The Bitcoin halving is currently scheduled to take place late Friday night or early Saturday morning—depending on geographic location. When it does occur, the reward paid out to Bitcoin miners that process transactions on the network will be cut in half from 6.25 to 3.125 BTC.
Although the last three halving events have famously kicked off bull runs for Bitcoin—the world’s oldest and largest cryptocurrency by market capitalization—a halving also tends to bring on some volatility. At the time of writing, the Bitcoin price is sitting at around $64,740, up 4.6% since this time yesterday.
Even more impressive is that BTC has climbed 8% from the low of $60,022 it saw Thursday afternoon, and came within a whisker of hitting $65,000 earlier today, per data from CoinGecko.
But all that volatility has been hell for Bitcoin derivatives traders. Since Thursday, $293 million worth of futures positions have been liquidated, according to Coinglass. That’s not counting the $255 million that got liquidiated when BTC took a plunge on Wednesday or the more than $1.5 billion that were liquidated on Friday and Saturday last week.

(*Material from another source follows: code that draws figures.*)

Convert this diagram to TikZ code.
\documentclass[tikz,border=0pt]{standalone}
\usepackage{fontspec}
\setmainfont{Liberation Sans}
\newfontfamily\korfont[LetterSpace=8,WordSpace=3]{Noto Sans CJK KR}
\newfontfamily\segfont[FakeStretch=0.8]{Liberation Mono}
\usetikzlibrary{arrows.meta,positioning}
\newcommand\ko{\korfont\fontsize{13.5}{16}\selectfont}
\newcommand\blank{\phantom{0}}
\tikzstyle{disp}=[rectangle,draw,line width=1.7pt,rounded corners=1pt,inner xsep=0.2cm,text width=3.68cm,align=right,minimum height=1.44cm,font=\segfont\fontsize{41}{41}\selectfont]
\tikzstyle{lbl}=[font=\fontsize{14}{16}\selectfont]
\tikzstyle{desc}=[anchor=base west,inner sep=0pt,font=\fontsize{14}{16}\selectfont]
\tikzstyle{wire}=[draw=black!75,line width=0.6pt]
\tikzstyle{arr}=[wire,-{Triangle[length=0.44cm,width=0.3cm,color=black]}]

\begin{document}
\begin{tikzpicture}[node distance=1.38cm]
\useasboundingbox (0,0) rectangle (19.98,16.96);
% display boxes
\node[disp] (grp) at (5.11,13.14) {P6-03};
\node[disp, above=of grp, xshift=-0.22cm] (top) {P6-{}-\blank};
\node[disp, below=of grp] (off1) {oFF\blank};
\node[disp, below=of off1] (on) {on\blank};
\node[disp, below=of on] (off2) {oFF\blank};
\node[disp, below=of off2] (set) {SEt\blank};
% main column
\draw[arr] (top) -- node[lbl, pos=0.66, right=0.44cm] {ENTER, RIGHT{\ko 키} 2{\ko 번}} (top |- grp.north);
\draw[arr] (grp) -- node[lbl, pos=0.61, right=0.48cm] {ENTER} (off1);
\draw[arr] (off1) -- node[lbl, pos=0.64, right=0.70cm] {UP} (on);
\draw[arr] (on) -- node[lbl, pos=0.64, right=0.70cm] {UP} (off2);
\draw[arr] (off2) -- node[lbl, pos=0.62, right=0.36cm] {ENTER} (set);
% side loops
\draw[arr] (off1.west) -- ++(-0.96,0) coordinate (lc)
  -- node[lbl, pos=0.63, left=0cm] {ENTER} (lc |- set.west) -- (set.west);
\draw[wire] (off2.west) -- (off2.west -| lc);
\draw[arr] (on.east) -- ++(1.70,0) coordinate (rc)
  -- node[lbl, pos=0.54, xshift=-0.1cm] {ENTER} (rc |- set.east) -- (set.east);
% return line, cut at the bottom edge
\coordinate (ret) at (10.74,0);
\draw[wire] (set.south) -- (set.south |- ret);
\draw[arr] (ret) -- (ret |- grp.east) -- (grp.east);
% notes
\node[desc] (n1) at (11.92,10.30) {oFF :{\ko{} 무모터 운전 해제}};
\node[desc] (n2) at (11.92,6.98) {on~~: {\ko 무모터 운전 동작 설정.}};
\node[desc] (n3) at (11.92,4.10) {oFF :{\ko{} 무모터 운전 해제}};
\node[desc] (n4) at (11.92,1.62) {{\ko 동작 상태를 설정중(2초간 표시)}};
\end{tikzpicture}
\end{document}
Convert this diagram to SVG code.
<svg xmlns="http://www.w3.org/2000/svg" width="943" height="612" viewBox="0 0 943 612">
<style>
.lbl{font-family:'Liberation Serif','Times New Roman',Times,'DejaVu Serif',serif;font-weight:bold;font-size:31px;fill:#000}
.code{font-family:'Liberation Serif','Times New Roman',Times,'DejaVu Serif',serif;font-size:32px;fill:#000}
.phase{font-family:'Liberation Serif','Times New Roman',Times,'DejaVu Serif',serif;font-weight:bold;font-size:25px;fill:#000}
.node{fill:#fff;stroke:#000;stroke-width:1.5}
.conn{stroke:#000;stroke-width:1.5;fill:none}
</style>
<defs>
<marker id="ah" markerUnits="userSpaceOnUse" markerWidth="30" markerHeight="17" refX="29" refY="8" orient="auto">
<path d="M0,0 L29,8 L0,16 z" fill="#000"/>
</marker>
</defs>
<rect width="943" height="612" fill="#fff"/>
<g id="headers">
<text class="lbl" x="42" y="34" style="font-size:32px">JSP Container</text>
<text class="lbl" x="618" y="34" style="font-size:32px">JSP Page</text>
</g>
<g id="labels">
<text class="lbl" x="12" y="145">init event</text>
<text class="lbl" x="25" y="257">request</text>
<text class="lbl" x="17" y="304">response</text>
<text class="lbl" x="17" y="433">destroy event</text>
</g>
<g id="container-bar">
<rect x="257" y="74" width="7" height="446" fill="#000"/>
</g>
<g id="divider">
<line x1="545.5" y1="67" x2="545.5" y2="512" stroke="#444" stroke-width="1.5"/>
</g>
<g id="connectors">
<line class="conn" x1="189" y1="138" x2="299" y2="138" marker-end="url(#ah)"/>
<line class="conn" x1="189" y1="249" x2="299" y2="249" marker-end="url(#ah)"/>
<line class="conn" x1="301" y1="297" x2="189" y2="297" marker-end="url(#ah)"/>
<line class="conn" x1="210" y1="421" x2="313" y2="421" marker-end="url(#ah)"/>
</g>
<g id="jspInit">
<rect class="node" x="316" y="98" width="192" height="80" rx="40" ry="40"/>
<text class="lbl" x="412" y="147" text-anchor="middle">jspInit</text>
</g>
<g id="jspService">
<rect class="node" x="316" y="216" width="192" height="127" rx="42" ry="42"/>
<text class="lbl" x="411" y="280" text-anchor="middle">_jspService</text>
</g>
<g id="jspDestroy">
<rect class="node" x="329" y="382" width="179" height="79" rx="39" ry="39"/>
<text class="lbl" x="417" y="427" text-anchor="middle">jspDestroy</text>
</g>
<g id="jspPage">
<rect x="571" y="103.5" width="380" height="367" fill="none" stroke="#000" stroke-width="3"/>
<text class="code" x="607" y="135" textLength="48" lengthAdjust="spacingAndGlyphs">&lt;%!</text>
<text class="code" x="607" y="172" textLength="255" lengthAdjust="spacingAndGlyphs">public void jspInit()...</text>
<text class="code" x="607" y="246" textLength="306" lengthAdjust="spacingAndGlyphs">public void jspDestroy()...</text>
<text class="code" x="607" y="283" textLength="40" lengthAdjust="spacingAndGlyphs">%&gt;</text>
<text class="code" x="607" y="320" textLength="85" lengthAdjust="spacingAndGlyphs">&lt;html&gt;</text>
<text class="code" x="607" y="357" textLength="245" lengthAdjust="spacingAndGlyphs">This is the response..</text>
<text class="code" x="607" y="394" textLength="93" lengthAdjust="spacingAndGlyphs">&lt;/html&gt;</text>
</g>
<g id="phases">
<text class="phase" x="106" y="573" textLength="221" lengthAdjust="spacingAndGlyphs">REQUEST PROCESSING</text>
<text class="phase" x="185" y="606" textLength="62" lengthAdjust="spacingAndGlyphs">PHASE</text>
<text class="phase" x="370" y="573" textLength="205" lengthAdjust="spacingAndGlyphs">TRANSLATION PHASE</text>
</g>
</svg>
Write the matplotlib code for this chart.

“It took nearly two months of disgusting price action,” said pseudonymous trader Jelle on Twitter, “but the system has been cleansed of froth and greed. Ready for the next leg high.”
Investors who managed to HODL their bags through the ups and downs are sitting on pretty sizable gains, Cryptoquant founder and CEO Ki Young Ju pointed out on Twitter. The biggest beneficiaries are—no surprise—old whales who filled their BTC bags years ago. But large- and small-scale Bitcoin miners are also sitting on hefty gains—81% and 131%, respectively.
Besides revenue that’s soon to be cut in half, Bitcoin miners are now facing competition for the hardware and power they need to operate. The AI boom has created a huge demand for the very same resources that miners need.
“Bitcoin ASIC chips have had to compete with strong AI chips demand this cycle,” a Bernstein analyst said in a recent report, “and thus manufacturers have been keen on bulk contracts/purchase options with miners who are flush with cash” from capital raises.